**Requirements**
Note how many lines hold the string "this" and give that number without any other words.

**Stored records**
------------------------------------------------------------
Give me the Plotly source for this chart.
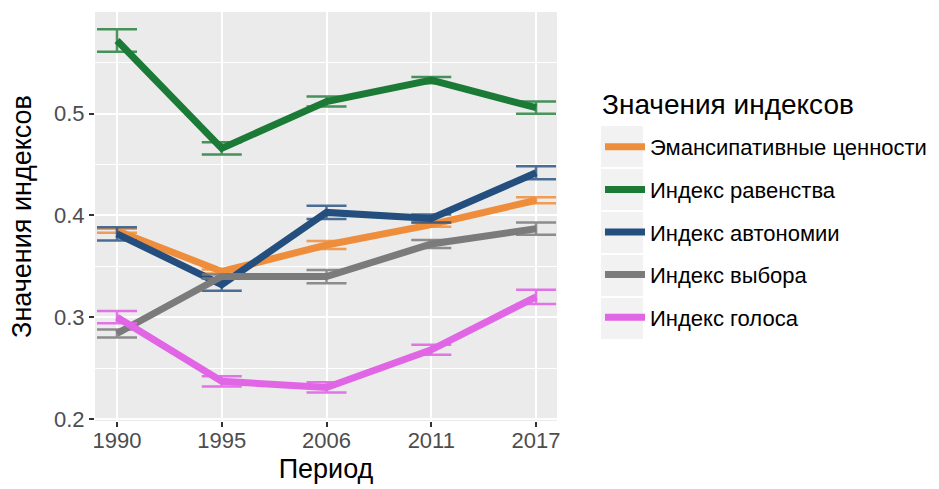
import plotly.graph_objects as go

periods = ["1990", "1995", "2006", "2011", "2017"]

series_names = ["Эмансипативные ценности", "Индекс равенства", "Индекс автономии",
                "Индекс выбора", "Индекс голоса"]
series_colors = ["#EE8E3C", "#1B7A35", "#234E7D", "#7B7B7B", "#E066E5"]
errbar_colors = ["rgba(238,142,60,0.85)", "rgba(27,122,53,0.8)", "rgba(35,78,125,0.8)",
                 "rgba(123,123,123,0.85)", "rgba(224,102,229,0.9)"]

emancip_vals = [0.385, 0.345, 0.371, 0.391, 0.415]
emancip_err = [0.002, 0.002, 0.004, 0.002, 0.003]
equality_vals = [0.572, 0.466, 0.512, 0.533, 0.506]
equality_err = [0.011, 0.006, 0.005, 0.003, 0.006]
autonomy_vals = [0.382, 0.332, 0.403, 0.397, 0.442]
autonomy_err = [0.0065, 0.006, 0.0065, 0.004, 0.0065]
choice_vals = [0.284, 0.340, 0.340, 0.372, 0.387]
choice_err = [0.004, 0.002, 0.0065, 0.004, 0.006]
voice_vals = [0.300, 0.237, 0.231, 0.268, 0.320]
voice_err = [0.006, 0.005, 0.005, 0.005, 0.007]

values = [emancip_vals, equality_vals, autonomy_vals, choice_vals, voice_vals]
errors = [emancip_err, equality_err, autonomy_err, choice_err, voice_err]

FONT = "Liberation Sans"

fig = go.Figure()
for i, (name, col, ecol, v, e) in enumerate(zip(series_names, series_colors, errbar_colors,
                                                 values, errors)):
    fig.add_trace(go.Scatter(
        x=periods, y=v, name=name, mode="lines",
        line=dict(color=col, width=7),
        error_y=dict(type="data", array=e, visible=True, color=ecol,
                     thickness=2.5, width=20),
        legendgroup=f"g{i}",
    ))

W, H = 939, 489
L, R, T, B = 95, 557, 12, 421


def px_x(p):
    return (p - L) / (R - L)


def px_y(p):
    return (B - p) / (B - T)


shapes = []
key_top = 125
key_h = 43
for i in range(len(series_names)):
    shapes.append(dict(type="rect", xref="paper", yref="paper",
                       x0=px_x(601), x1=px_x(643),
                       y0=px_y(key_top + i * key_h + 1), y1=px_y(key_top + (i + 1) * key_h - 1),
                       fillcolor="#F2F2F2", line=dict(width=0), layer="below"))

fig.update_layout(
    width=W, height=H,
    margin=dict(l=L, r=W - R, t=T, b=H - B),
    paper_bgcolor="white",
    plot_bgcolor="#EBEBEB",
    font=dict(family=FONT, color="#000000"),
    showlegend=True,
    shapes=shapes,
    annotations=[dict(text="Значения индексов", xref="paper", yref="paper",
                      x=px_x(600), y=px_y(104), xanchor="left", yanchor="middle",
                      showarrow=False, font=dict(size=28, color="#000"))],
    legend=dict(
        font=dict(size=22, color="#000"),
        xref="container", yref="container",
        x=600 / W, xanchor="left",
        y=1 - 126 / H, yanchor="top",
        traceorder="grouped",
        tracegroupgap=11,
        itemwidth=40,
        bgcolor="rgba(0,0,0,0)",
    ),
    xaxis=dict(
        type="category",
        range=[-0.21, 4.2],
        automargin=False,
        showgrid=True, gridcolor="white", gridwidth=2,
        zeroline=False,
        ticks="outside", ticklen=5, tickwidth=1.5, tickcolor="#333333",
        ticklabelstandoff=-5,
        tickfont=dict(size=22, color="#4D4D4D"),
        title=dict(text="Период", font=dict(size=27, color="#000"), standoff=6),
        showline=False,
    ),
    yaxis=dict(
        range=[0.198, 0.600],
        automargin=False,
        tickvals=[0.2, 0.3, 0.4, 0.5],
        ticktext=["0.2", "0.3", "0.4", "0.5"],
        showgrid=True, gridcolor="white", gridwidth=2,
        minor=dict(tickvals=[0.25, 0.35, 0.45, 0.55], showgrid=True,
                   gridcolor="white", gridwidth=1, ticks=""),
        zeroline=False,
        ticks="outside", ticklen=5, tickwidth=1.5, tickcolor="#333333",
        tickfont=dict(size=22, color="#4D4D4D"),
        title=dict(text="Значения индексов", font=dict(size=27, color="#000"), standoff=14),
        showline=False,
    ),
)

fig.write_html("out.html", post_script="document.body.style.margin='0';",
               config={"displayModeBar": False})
------------------------------------------------------------
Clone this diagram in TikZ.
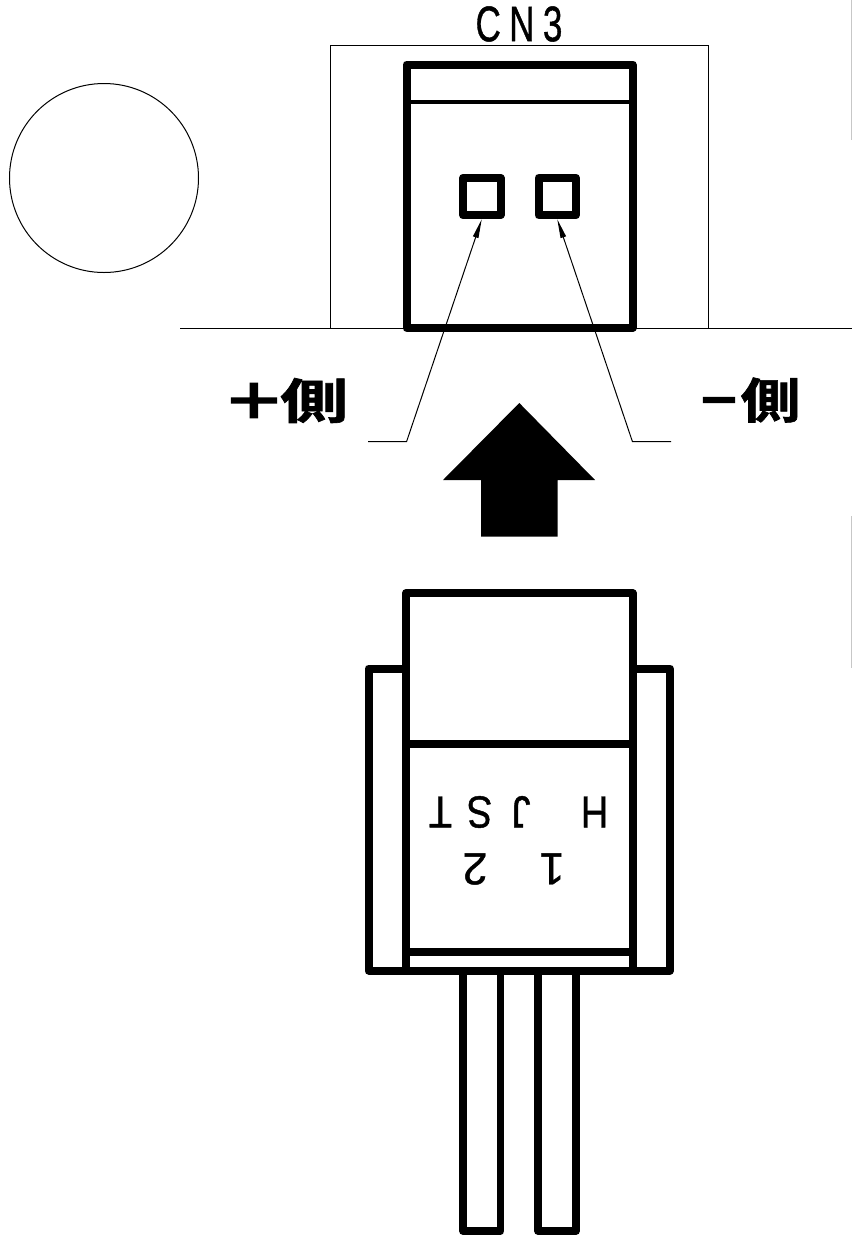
------------------------------------------------------------
**Task response**
2